■ Challenge
For every line in the records that has the word "this", make a copy.

■ Material provided
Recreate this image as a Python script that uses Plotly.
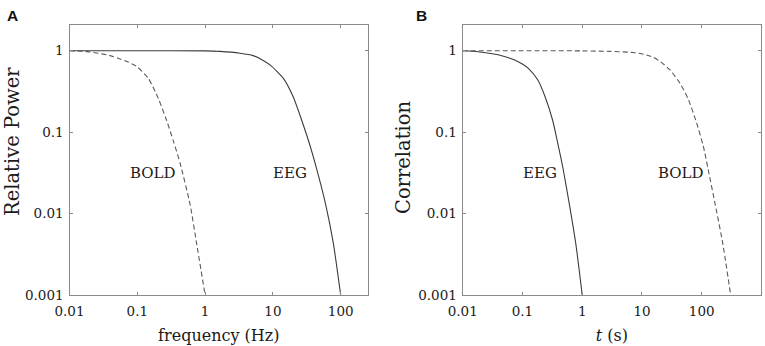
import plotly.graph_objects as go

# ---- Panel A: relative power vs frequency (Hz) ----
a_bold_f = [0.01, 0.018, 0.027, 0.04, 0.052, 0.072, 0.098, 0.145, 0.204, 0.27, 0.34, 0.43, 0.6, 0.75, 1.0]
a_bold_p = [1.0, 0.975, 0.93, 0.87, 0.81, 0.73, 0.64, 0.46, 0.26, 0.14, 0.078, 0.041, 0.013, 0.0043, 0.001]
a_eeg_f = [0.01, 0.1, 1.0, 1.66, 3.27, 5.1, 7.2, 9.06, 14.2, 20, 26.6, 35, 44, 60, 78, 100]
a_eeg_p = [1.0, 1.0, 0.995, 0.98, 0.93, 0.87, 0.76, 0.67, 0.46, 0.27, 0.14, 0.07, 0.036, 0.013, 0.0043, 0.001]

# ---- Panel B: correlation vs lag t (s) ----
b_eeg_t = [0.01, 0.018, 0.039, 0.055, 0.074, 0.098, 0.124, 0.18, 0.24, 0.32, 0.39, 0.477, 0.61, 0.78, 1.0]
b_eeg_c = [1.0, 0.97, 0.89, 0.83, 0.77, 0.69, 0.61, 0.44, 0.27, 0.14, 0.073, 0.036, 0.013, 0.0043, 0.001]
b_bold_t = [0.01, 0.1, 1.0, 3.0, 7.1, 11, 15.5, 21, 29.5, 43, 60, 82, 106, 127, 168, 225, 305]
b_bold_c = [1.0, 1.0, 0.995, 0.98, 0.95, 0.9, 0.83, 0.72, 0.58, 0.4, 0.25, 0.13, 0.068, 0.036, 0.013, 0.0043, 0.001]

x_ticks = [0.01, 0.1, 1, 10, 100]
x_tick_text = ["0.01", "0.1", "1", "10", "100"]
y_ticks = [0.001, 0.01, 0.1, 1]
y_tick_text = ["0.001", "0.01", "0.1", "1"]

FONT = "DejaVu Serif"
AXC = "#8a8a8a"
SOLID = "#3c3c3c"
DASH = "#5a5a5a"
TXT = "#1a1a1a"

fig = go.Figure()
fig.add_trace(go.Scatter(x=a_bold_f, y=a_bold_p, mode="lines", line=dict(color=DASH, width=1.1, dash="5px,3px", shape="spline", smoothing=0.6), xaxis="x", yaxis="y", showlegend=False))
fig.add_trace(go.Scatter(x=a_eeg_f, y=a_eeg_p, mode="lines", line=dict(color=SOLID, width=1.1, shape="spline", smoothing=0.6), xaxis="x", yaxis="y", showlegend=False))
fig.add_trace(go.Scatter(x=b_eeg_t, y=b_eeg_c, mode="lines", line=dict(color=SOLID, width=1.1, shape="spline", smoothing=0.6), xaxis="x2", yaxis="y2", showlegend=False))
fig.add_trace(go.Scatter(x=b_bold_t, y=b_bold_c, mode="lines", line=dict(color=DASH, width=1.1, dash="5px,3px", shape="spline", smoothing=0.6), xaxis="x2", yaxis="y2", showlegend=False))

common_ax = dict(type="log", showline=True, linecolor=AXC, linewidth=1.3, mirror="ticks",
                 ticks="inside", ticklen=3, tickcolor=AXC, showgrid=False, zeroline=False,
                 tickfont=dict(family=FONT, size=13.5, color=TXT), automargin=False)

xt_font = dict(family=FONT, size=16, color=TXT)
yt_font = dict(family=FONT, size=19.5, color=TXT)

ydom = [(346 - 295) / 346, (346 - 25.3) / 346]
fig.update_layout(
    width=765, height=346,
    margin=dict(l=0, r=0, t=0, b=0),
    paper_bgcolor="white", plot_bgcolor="white",
    xaxis=dict(common_ax, domain=[69.5 / 765, 368 / 765], range=[-2, 2.403],
               tickvals=x_ticks, ticktext=x_tick_text, ticklabelstandoff=4,
               title=dict(text="frequency (Hz)", font=xt_font, standoff=11)),
    yaxis=dict(common_ax, domain=ydom, range=[-3, 0.312],
               tickvals=y_ticks, ticktext=y_tick_text, ticklabelstandoff=2),
    xaxis2=dict(common_ax, domain=[462.7 / 765, 761 / 765], range=[-2, 2.992], anchor="y2",
                tickvals=x_ticks, ticktext=x_tick_text, ticklabelstandoff=4,
                title=dict(text="<i>t</i> (s)", font=xt_font, standoff=11)),
    yaxis2=dict(common_ax, domain=ydom, range=[-3, 0.312], anchor="x2",
                tickvals=y_ticks, ticktext=y_tick_text, ticklabelstandoff=2),
)

# y-axis titles (placed as rotated text to match the reference offsets)
fig.add_annotation(x=12 / 765, y=(346 - 142) / 346, xref="paper", yref="paper", text="Relative Power",
                   textangle=-90, showarrow=False, font=yt_font, xanchor="center", yanchor="middle")
fig.add_annotation(x=403 / 765, y=(346 - 157) / 346, xref="paper", yref="paper", text="Correlation",
                   textangle=-90, showarrow=False, font=yt_font, xanchor="center", yanchor="middle")

ann_font = dict(family=FONT, size=15, color=TXT)
fig.add_annotation(x=-0.77, y=-1.5, xref="x", yref="y", text="BOLD", showarrow=False, font=ann_font)
fig.add_annotation(x=1.25, y=-1.5, xref="x", yref="y", text="EEG", showarrow=False, font=ann_font)
fig.add_annotation(x=-0.706, y=-1.5, xref="x2", yref="y2", text="EEG", showarrow=False, font=ann_font)
fig.add_annotation(x=1.645, y=-1.5, xref="x2", yref="y2", text="BOLD", showarrow=False, font=ann_font)

letter_font = dict(family="Liberation Sans", size=15.5, color="#111")
fig.add_annotation(x=5 / 765, y=1 - 16 / 346, xref="paper", yref="paper", text="<b>A</b>", showarrow=False,
                   xanchor="left", yanchor="middle", font=letter_font)
fig.add_annotation(x=414 / 765, y=1 - 16 / 346, xref="paper", yref="paper", text="<b>B</b>", showarrow=False,
                   xanchor="left", yanchor="middle", font=letter_font)

fig.write_html("out.html", config={"displayModeBar": False},
               post_script="document.body.style.margin='0px';")
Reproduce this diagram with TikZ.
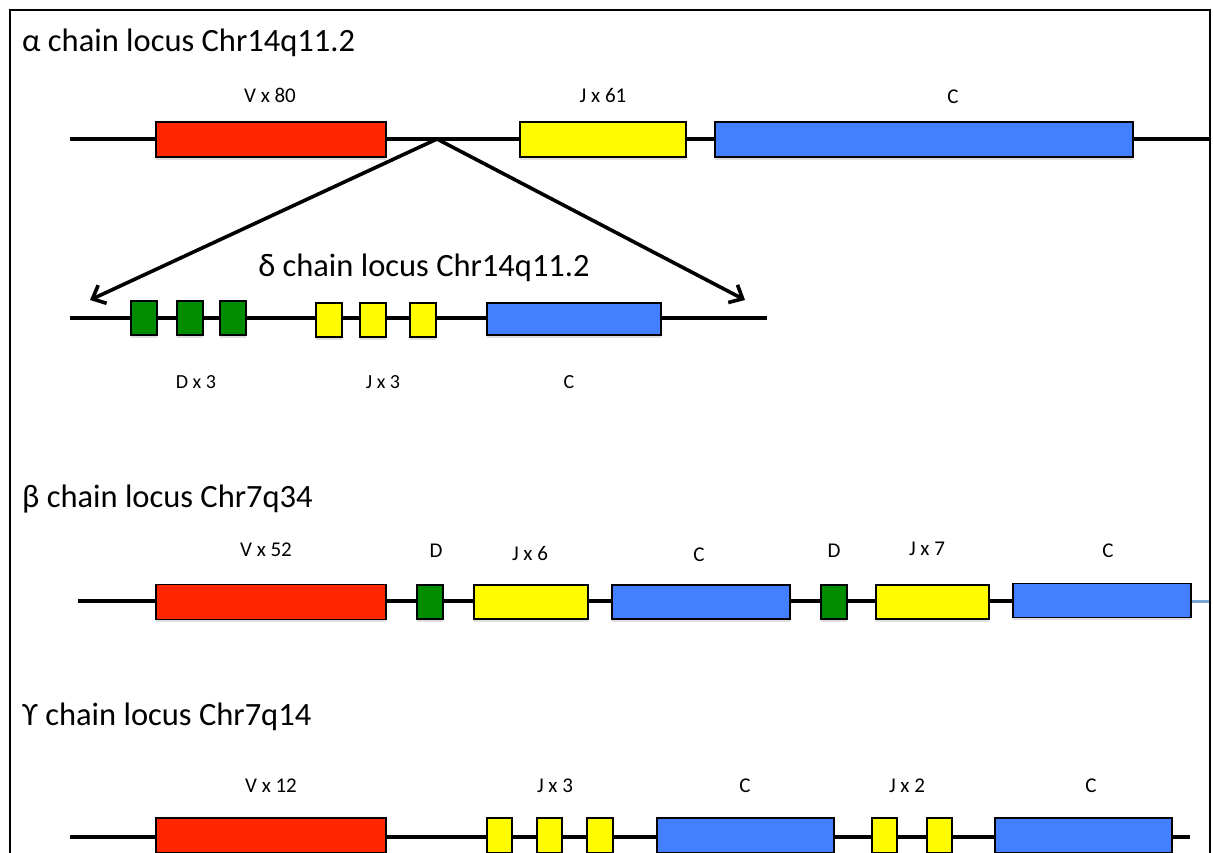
\documentclass[tikz,border=0pt]{standalone}
\usepackage{fontspec}
\setmainfont{Carlito}
\usetikzlibrary{arrows.meta,shadows}
\definecolor{gred}{RGB}{255,38,0}
\definecolor{gyel}{RGB}{255,251,0}
\definecolor{gblu}{RGB}{66,128,255}
\definecolor{ggrn}{RGB}{0,140,0}
\definecolor{tailblue}{RGB}{120,165,210}
\begin{document}
\begin{tikzpicture}[x=1pt,y=-1pt,
  gene/.style={draw=black, line width=1.8pt, inner sep=0pt, minimum height=35pt,
    drop shadow={shadow xshift=0pt, shadow yshift=-2.5pt, opacity=0.25}},
  vseg/.style={gene, fill=gred},
  jseg/.style={gene, fill=gyel},
  cseg/.style={gene, fill=gblu},
  dseg/.style={gene, fill=ggrn},
  backbone/.style={line width=4pt},
  link/.style={line width=3.6pt, -{Straight Barb[length=11pt,width=20pt,line width=3.6pt]}},
  lbl/.style={anchor=base, inner sep=0pt, font=\fontsize{21}{24}\selectfont},
  slbl/.style={anchor=base, inner sep=0pt, font=\fontsize{20}{24}\selectfont},
  ttl/.style={anchor=base west, inner sep=0pt, font=\fontsize{32.5}{36}\selectfont},
]
\useasboundingbox (0,0) rectangle (1213,852);
% frame
\draw[line width=1.8pt] (10,870) -- (10,10) -- (1210,10) -- (1210,870);

% ---------- alpha ----------
\node[ttl] (ta) at (22,51) {α chain locus Chr14q11.2};
\coordinate (a0) at (70,139);
\coordinate (a1) at (1209,139);
\draw[backbone] (a0) -- (a1);
\node[vseg, minimum width=230pt] (aV) at (271,139.5) {};
\node[jseg, minimum width=166pt] (aJ) at (603,139.5) {};
\node[cseg, minimum width=418pt] (aC) at (924,139.5) {};
\node[lbl] (laV) at (270,102) {V x 80};
\node[lbl] (laJ) at (603,102) {J x 61};
\node[lbl] (laC) at (953,103) {C};

% ---------- delta ----------
\coordinate (apex) at (437,139);
\coordinate (dl) at (90,300);
\coordinate (dr) at (745,300);
\draw[link] (apex) -- (dl);
\draw[link] (apex) -- (dr);
\node[anchor=base, inner sep=0pt, font=\fontsize{32.5}{36}\selectfont] (td) at (424,276) {δ chain locus Chr14q11.2};
\coordinate (d0) at (70,318);
\coordinate (d1) at (767,318);
\draw[backbone] (d0) -- (d1);
\node[dseg, minimum width=26pt, minimum height=34pt] (dD1) at (144,318) {};
\node[dseg, minimum width=26pt, minimum height=34pt] (dD2) at (190,318) {};
\node[dseg, minimum width=26pt, minimum height=34pt] (dD3) at (233,318) {};
\node[jseg, minimum width=26pt, minimum height=34pt] (dJ1) at (329,320) {};
\node[jseg, minimum width=26pt, minimum height=34pt] (dJ2) at (373,320) {};
\node[jseg, minimum width=26pt, minimum height=34pt] (dJ3) at (423,320) {};
\node[cseg, minimum width=174pt, minimum height=32pt] (dC) at (574,319) {};
\node[slbl] (ldD) at (196,388) {D x 3};
\node[slbl] (ldJ) at (383,388) {J x 3};
\node[slbl] (ldC) at (569,388) {C};

% ---------- beta ----------
\node[ttl] (tb) at (22,507) {β chain locus Chr7q34};
\coordinate (b0) at (78,601);
\coordinate (b1) at (1191,601);
\coordinate (b2) at (1209,601);
\draw[backbone] (b0) -- (b1);
\draw[line width=3pt, tailblue] (b1) -- (b2);
\node[vseg, minimum width=230pt] (bV) at (271,602) {};
\node[dseg, minimum width=26pt, minimum height=34pt] (bD1) at (430,602) {};
\node[jseg, minimum width=114pt, minimum height=34pt] (bJ1) at (531,602) {};
\node[cseg, minimum width=178pt, minimum height=34pt] (bC1) at (701,602) {};
\node[dseg, minimum width=26pt, minimum height=34pt] (bD2) at (834,602) {};
\node[jseg, minimum width=113pt, minimum height=34pt] (bJ2) at (932.5,602) {};
\node[cseg, minimum width=178pt, minimum height=34pt] (bC2) at (1102,600.5) {};
\node[lbl] (lbV) at (266,556) {V x 52};
\node[lbl] (lbD1) at (436,557) {D};
\node[lbl] (lbJ1) at (530,560) {J x 6};
\node[lbl] (lbC1) at (699,561) {C};
\node[lbl] (lbD2) at (834,557) {D};
\node[lbl] (lbJ2) at (927,555) {J x 7};
\node[lbl] (lbC2) at (1108,557) {C};

% ---------- gamma ----------
\node[ttl] (tg) at (22,725) {ϒ chain locus Chr7q14};
\coordinate (g0) at (70,837);
\coordinate (g1) at (1190,837);
\draw[backbone] (g0) -- (g1);
\node[vseg, minimum width=230pt] (gV) at (271,835.5) {};
\node[jseg, minimum width=25pt] (gJ1) at (499.5,835.5) {};
\node[jseg, minimum width=25pt] (gJ2) at (549.5,835.5) {};
\node[jseg, minimum width=26pt] (gJ3) at (600,835.5) {};
\node[cseg, minimum width=177pt] (gC1) at (745.5,835.5) {};
\node[jseg, minimum width=25pt] (gJ4) at (884.5,835.5) {};
\node[jseg, minimum width=25pt] (gJ5) at (939.5,835.5) {};
\node[cseg, minimum width=177pt] (gC2) at (1083.5,835.5) {};
\node[lbl] (lgV) at (271,792) {V x 12};
\node[lbl] (lgJ1) at (555,792) {J x 3};
\node[lbl] (lgC1) at (745,792) {C};
\node[lbl] (lgJ2) at (907,792) {J x 2};
\node[lbl] (lgC2) at (1091,792) {C};
\end{tikzpicture}
\end{document}
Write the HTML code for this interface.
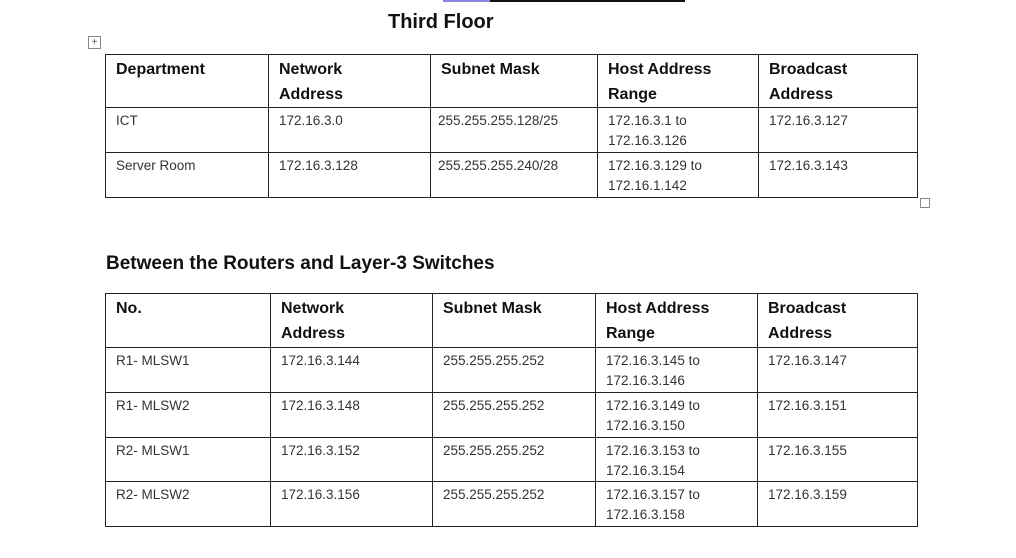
<!DOCTYPE html>
<html><head><meta charset="utf-8"><style>
body{margin:0;width:1016px;height:558px;background:#fff;position:relative;overflow:hidden;font-family:"Liberation Sans",sans-serif;color:#111}
.abs{position:absolute}
table{position:absolute;border-collapse:collapse;table-layout:fixed}
td{border:1.5px solid #222;vertical-align:top;padding:3px 0 0 10px;font-size:13.5px;line-height:20px;color:#333;box-sizing:border-box}
tr.h td{font-weight:bold;font-size:16px;line-height:25px;color:#111;padding-top:2px}
</style></head><body>
<div class="abs" style="left:443px;top:0;width:47px;height:2px;background:#8a86e0"></div>
<div class="abs" style="left:490px;top:0;width:195px;height:2px;background:#111"></div>
<div class="abs" style="left:388px;top:11px;font-size:20px;font-weight:bold">Third Floor</div>
<div class="abs" style="left:88px;top:36px;width:11px;height:11px;border:1px solid #888;font-size:10px;line-height:11px;text-align:center;color:#555">+</div>
<div class="abs" style="left:920px;top:198px;width:8px;height:8px;border:1px solid #888"></div>
<table style="left:105px;top:54px;width:812px">
<colgroup><col style="width:163px"><col style="width:162px"><col style="width:167px"><col style="width:161px"><col style="width:159px"></colgroup>
<tr class="h" style="height:53px"><td>Department</td><td>Network<br>Address</td><td>Subnet Mask</td><td>Host Address<br>Range</td><td>Broadcast<br>Address</td></tr>
<tr style="height:45px"><td>ICT</td><td>172.16.3.0</td><td style="padding-left:7px">255.255.255.128/25</td><td>172.16.3.1 to<br>172.16.3.126</td><td>172.16.3.127</td></tr>
<tr style="height:45px"><td>Server Room</td><td>172.16.3.128</td><td style="padding-left:7px">255.255.255.240/28</td><td>172.16.3.129 to<br>172.16.1.142</td><td>172.16.3.143</td></tr>
</table>
<div class="abs" style="left:106px;top:253px;font-size:19px;font-weight:bold">Between the Routers and Layer-3 Switches</div>
<table style="left:105px;top:293px;width:812px">
<colgroup><col style="width:165px"><col style="width:162px"><col style="width:163px"><col style="width:162px"><col style="width:160px"></colgroup>
<tr class="h" style="height:54px"><td>No.</td><td>Network<br>Address</td><td>Subnet Mask</td><td>Host Address<br>Range</td><td>Broadcast<br>Address</td></tr>
<tr style="height:45px"><td>R1- MLSW1</td><td>172.16.3.144</td><td>255.255.255.252</td><td>172.16.3.145 to<br>172.16.3.146</td><td>172.16.3.147</td></tr>
<tr style="height:45px"><td>R1- MLSW2</td><td>172.16.3.148</td><td>255.255.255.252</td><td>172.16.3.149 to<br>172.16.3.150</td><td>172.16.3.151</td></tr>
<tr style="height:44px"><td>R2- MLSW1</td><td>172.16.3.152</td><td>255.255.255.252</td><td>172.16.3.153 to<br>172.16.3.154</td><td>172.16.3.155</td></tr>
<tr style="height:45px"><td>R2- MLSW2</td><td>172.16.3.156</td><td>255.255.255.252</td><td>172.16.3.157 to<br>172.16.3.158</td><td>172.16.3.159</td></tr>
</table>
</body></html>
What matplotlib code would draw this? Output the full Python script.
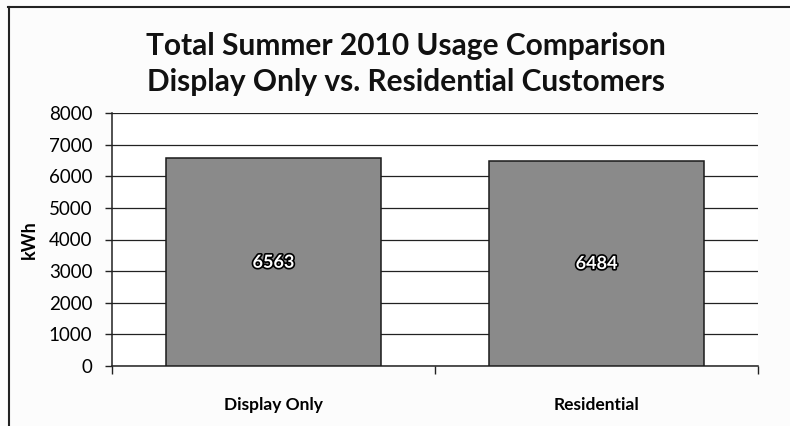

■ Exercise response
Recreate this image as a Python script that uses Plotly.
Reproduce this diagram with TikZ.
Write the HTML code for this interface.
What matplotlib code would draw this? Output the full Python script.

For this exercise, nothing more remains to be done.